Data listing

BEGIN

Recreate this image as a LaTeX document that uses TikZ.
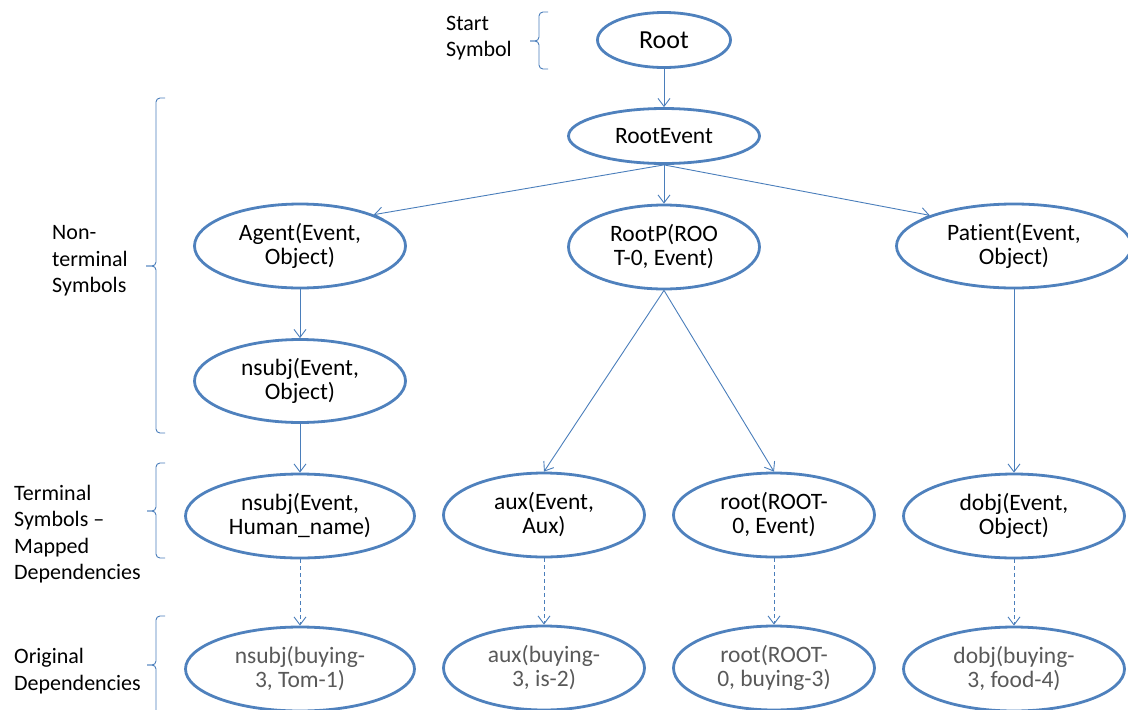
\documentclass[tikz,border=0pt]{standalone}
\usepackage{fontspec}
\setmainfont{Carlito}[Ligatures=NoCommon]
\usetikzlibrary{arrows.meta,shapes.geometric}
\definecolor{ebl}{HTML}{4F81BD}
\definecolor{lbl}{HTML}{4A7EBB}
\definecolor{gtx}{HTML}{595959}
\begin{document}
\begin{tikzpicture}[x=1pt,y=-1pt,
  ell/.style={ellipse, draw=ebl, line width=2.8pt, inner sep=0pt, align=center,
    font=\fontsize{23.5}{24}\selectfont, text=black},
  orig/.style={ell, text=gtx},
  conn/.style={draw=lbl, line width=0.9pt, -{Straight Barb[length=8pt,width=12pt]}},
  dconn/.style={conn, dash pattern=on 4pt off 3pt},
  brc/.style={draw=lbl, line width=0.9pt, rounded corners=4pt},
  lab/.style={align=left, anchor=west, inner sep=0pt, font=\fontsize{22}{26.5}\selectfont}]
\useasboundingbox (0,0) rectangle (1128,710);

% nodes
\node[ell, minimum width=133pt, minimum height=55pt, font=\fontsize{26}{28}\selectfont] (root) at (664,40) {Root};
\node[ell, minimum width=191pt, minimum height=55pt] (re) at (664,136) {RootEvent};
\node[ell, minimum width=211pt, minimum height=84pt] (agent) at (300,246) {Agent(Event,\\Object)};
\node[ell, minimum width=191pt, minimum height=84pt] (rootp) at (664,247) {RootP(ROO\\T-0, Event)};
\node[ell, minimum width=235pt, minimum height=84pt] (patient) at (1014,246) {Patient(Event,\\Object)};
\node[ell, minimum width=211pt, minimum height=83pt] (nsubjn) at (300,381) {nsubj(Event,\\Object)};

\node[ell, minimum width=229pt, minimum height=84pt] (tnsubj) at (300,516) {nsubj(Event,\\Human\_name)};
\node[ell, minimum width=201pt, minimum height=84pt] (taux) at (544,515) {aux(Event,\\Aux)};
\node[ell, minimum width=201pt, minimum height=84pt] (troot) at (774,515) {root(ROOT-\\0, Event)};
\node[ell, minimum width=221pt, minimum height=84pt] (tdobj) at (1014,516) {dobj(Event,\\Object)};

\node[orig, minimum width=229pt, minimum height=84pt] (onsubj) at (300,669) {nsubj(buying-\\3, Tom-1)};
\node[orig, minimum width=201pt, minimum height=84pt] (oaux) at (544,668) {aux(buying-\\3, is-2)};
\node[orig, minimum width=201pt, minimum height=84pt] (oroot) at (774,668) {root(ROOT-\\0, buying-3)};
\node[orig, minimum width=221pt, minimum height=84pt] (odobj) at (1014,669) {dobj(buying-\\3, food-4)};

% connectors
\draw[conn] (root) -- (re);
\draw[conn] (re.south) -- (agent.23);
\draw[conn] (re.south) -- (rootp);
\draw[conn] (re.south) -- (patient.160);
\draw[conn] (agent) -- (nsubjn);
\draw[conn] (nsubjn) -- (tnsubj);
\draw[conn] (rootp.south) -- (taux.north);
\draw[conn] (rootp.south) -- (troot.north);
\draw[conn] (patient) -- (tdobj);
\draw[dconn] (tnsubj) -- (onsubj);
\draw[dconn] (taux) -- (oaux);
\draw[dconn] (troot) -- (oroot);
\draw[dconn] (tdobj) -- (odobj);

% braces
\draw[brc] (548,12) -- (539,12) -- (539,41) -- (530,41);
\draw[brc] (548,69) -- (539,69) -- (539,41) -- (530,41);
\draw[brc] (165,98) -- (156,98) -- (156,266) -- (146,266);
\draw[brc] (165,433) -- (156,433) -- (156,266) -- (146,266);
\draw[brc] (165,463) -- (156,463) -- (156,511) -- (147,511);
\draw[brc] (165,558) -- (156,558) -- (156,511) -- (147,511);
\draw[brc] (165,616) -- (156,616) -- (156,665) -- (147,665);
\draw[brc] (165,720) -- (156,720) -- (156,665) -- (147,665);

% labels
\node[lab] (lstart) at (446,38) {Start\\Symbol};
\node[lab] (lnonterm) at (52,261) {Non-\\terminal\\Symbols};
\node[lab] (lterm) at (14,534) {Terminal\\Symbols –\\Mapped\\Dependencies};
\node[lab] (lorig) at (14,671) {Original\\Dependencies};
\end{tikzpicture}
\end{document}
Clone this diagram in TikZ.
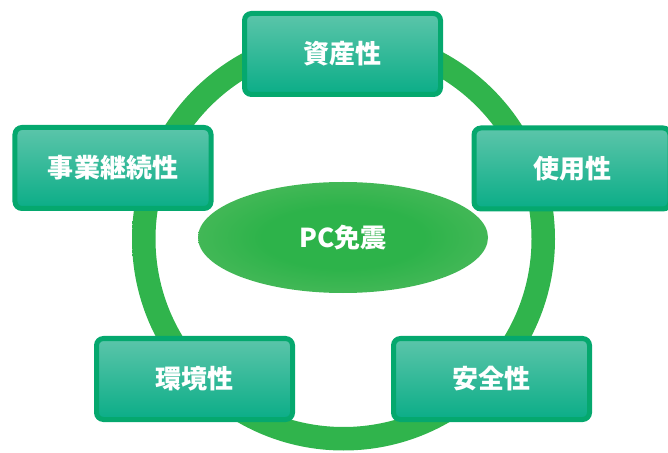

END

Repeat exactly the lines from the start of the entries down to the line with "minimum height=84pt] (tdobj)", keeping both ends but none of the pictures.

* Exercise response:
Recreate this image as a LaTeX document that uses TikZ.
\documentclass[tikz,border=0pt]{standalone}
\usepackage{fontspec}
\setmainfont{Carlito}[Ligatures=NoCommon]
\usetikzlibrary{arrows.meta,shapes.geometric}
\definecolor{ebl}{HTML}{4F81BD}
\definecolor{lbl}{HTML}{4A7EBB}
\definecolor{gtx}{HTML}{595959}
\begin{document}
\begin{tikzpicture}[x=1pt,y=-1pt,
  ell/.style={ellipse, draw=ebl, line width=2.8pt, inner sep=0pt, align=center,
    font=\fontsize{23.5}{24}\selectfont, text=black},
  orig/.style={ell, text=gtx},
  conn/.style={draw=lbl, line width=0.9pt, -{Straight Barb[length=8pt,width=12pt]}},
  dconn/.style={conn, dash pattern=on 4pt off 3pt},
  brc/.style={draw=lbl, line width=0.9pt, rounded corners=4pt},
  lab/.style={align=left, anchor=west, inner sep=0pt, font=\fontsize{22}{26.5}\selectfont}]
\useasboundingbox (0,0) rectangle (1128,710);

% nodes
\node[ell, minimum width=133pt, minimum height=55pt, font=\fontsize{26}{28}\selectfont] (root) at (664,40) {Root};
\node[ell, minimum width=191pt, minimum height=55pt] (re) at (664,136) {RootEvent};
\node[ell, minimum width=211pt, minimum height=84pt] (agent) at (300,246) {Agent(Event,\\Object)};
\node[ell, minimum width=191pt, minimum height=84pt] (rootp) at (664,247) {RootP(ROO\\T-0, Event)};
\node[ell, minimum width=235pt, minimum height=84pt] (patient) at (1014,246) {Patient(Event,\\Object)};
\node[ell, minimum width=211pt, minimum height=83pt] (nsubjn) at (300,381) {nsubj(Event,\\Object)};

\node[ell, minimum width=229pt, minimum height=84pt] (tnsubj) at (300,516) {nsubj(Event,\\Human\_name)};
\node[ell, minimum width=201pt, minimum height=84pt] (taux) at (544,515) {aux(Event,\\Aux)};
\node[ell, minimum width=201pt, minimum height=84pt] (troot) at (774,515) {root(ROOT-\\0, Event)};
\node[ell, minimum width=221pt, minimum height=84pt] (tdobj) at (1014,516) {dobj(Event,\\Object)};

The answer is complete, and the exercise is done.